• [Your instructions]
Write the data out again exactly, with no pictures.

• [Supplied data]
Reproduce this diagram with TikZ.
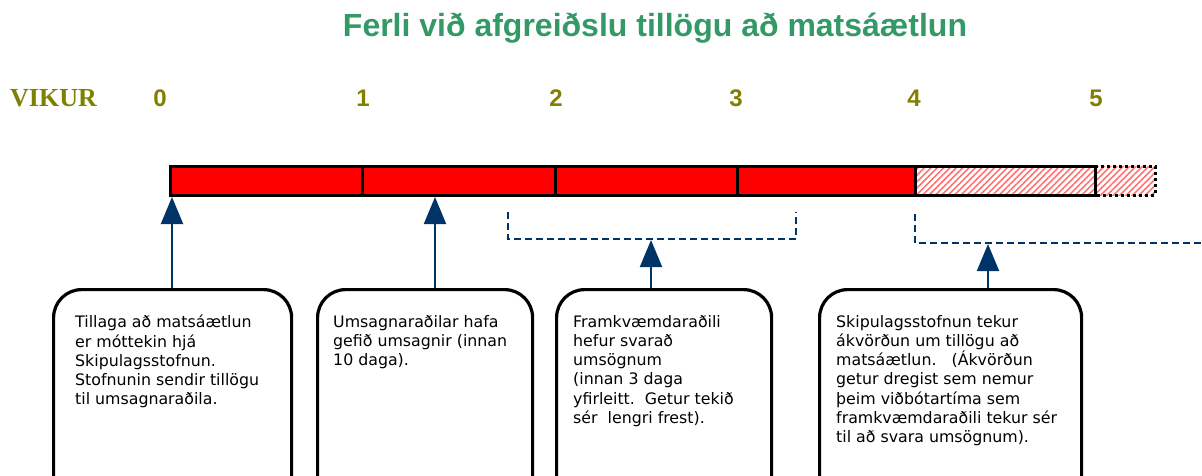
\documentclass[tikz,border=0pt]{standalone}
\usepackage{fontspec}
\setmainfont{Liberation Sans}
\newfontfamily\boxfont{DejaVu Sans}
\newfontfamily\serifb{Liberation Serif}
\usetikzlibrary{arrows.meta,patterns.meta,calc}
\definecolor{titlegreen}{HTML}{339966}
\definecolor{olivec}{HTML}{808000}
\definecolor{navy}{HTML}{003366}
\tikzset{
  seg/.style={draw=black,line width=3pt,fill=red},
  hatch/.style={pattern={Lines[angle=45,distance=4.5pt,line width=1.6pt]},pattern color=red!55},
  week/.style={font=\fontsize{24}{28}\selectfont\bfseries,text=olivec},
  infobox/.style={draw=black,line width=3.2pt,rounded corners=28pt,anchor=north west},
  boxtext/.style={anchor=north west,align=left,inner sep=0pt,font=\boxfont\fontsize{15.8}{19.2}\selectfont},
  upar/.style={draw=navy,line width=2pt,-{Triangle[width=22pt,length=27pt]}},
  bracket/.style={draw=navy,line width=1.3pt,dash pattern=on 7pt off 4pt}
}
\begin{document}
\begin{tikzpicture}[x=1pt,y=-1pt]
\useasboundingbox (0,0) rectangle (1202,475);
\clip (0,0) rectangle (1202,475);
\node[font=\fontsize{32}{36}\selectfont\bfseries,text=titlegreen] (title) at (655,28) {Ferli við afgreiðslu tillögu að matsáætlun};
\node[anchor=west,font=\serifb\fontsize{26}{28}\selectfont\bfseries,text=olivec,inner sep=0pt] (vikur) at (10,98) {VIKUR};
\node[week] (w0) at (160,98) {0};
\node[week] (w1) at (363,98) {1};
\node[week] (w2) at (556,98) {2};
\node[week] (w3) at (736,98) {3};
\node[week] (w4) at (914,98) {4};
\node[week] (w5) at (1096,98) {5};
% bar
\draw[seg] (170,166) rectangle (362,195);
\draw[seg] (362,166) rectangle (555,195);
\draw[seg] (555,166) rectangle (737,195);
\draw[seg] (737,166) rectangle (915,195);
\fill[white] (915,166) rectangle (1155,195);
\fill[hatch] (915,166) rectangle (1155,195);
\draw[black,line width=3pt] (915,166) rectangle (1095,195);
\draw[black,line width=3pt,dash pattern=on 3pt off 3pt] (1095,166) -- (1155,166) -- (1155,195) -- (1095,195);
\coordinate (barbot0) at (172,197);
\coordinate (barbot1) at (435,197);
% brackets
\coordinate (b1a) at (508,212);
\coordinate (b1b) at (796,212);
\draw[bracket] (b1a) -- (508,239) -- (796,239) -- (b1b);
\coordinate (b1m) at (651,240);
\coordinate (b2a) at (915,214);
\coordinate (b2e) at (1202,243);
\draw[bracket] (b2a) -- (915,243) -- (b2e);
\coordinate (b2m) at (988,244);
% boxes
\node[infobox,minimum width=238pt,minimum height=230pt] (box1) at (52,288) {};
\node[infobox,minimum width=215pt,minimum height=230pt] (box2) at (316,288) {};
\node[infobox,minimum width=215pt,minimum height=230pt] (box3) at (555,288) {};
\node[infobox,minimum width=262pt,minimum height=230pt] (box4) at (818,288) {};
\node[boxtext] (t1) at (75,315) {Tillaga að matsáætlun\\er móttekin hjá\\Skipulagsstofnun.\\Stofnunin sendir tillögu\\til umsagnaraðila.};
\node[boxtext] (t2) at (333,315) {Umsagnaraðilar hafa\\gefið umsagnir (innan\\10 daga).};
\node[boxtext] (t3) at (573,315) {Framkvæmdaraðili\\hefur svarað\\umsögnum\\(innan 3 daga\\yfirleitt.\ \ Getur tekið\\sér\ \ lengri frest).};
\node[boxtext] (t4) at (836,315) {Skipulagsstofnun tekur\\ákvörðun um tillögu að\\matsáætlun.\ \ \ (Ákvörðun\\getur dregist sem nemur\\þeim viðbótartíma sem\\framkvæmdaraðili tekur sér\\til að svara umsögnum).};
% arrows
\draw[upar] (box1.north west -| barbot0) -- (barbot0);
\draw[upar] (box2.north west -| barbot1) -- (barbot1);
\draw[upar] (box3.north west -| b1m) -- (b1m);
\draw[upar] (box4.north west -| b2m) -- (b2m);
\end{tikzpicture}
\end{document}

• [Solution for this task]
Reproduce this diagram with TikZ.
\documentclass[tikz,border=0pt]{standalone}
\usepackage{fontspec}
\setmainfont{Liberation Sans}
\newfontfamily\boxfont{DejaVu Sans}
\newfontfamily\serifb{Liberation Serif}
\usetikzlibrary{arrows.meta,patterns.meta,calc}
\definecolor{titlegreen}{HTML}{339966}
\definecolor{olivec}{HTML}{808000}
\definecolor{navy}{HTML}{003366}
\tikzset{
  seg/.style={draw=black,line width=3pt,fill=red},
  hatch/.style={pattern={Lines[angle=45,distance=4.5pt,line width=1.6pt]},pattern color=red!55},
  week/.style={font=\fontsize{24}{28}\selectfont\bfseries,text=olivec},
  infobox/.style={draw=black,line width=3.2pt,rounded corners=28pt,anchor=north west},
  boxtext/.style={anchor=north west,align=left,inner sep=0pt,font=\boxfont\fontsize{15.8}{19.2}\selectfont},
  upar/.style={draw=navy,line width=2pt,-{Triangle[width=22pt,length=27pt]}},
  bracket/.style={draw=navy,line width=1.3pt,dash pattern=on 7pt off 4pt}
}
\begin{document}
\begin{tikzpicture}[x=1pt,y=-1pt]
\useasboundingbox (0,0) rectangle (1202,475);
\clip (0,0) rectangle (1202,475);
\node[font=\fontsize{32}{36}\selectfont\bfseries,text=titlegreen] (title) at (655,28) {Ferli við afgreiðslu tillögu að matsáætlun};
\node[anchor=west,font=\serifb\fontsize{26}{28}\selectfont\bfseries,text=olivec,inner sep=0pt] (vikur) at (10,98) {VIKUR};
\node[week] (w0) at (160,98) {0};
\node[week] (w1) at (363,98) {1};
\node[week] (w2) at (556,98) {2};
\node[week] (w3) at (736,98) {3};
\node[week] (w4) at (914,98) {4};
\node[week] (w5) at (1096,98) {5};
% bar
\draw[seg] (170,166) rectangle (362,195);
\draw[seg] (362,166) rectangle (555,195);
\draw[seg] (555,166) rectangle (737,195);
\draw[seg] (737,166) rectangle (915,195);
\fill[white] (915,166) rectangle (1155,195);
\fill[hatch] (915,166) rectangle (1155,195);
\draw[black,line width=3pt] (915,166) rectangle (1095,195);
\draw[black,line width=3pt,dash pattern=on 3pt off 3pt] (1095,166) -- (1155,166) -- (1155,195) -- (1095,195);
\coordinate (barbot0) at (172,197);
\coordinate (barbot1) at (435,197);
% brackets
\coordinate (b1a) at (508,212);
\coordinate (b1b) at (796,212);
\draw[bracket] (b1a) -- (508,239) -- (796,239) -- (b1b);
\coordinate (b1m) at (651,240);
\coordinate (b2a) at (915,214);
\coordinate (b2e) at (1202,243);
\draw[bracket] (b2a) -- (915,243) -- (b2e);
\coordinate (b2m) at (988,244);
% boxes
\node[infobox,minimum width=238pt,minimum height=230pt] (box1) at (52,288) {};
\node[infobox,minimum width=215pt,minimum height=230pt] (box2) at (316,288) {};
\node[infobox,minimum width=215pt,minimum height=230pt] (box3) at (555,288) {};
\node[infobox,minimum width=262pt,minimum height=230pt] (box4) at (818,288) {};
\node[boxtext] (t1) at (75,315) {Tillaga að matsáætlun\\er móttekin hjá\\Skipulagsstofnun.\\Stofnunin sendir tillögu\\til umsagnaraðila.};
\node[boxtext] (t2) at (333,315) {Umsagnaraðilar hafa\\gefið umsagnir (innan\\10 daga).};
\node[boxtext] (t3) at (573,315) {Framkvæmdaraðili\\hefur svarað\\umsögnum\\(innan 3 daga\\yfirleitt.\ \ Getur tekið\\sér\ \ lengri frest).};
\node[boxtext] (t4) at (836,315) {Skipulagsstofnun tekur\\ákvörðun um tillögu að\\matsáætlun.\ \ \ (Ákvörðun\\getur dregist sem nemur\\þeim viðbótartíma sem\\framkvæmdaraðili tekur sér\\til að svara umsögnum).};
% arrows
\draw[upar] (box1.north west -| barbot0) -- (barbot0);
\draw[upar] (box2.north west -| barbot1) -- (barbot1);
\draw[upar] (box3.north west -| b1m) -- (b1m);
\draw[upar] (box4.north west -| b2m) -- (b2m);
\end{tikzpicture}
\end{document}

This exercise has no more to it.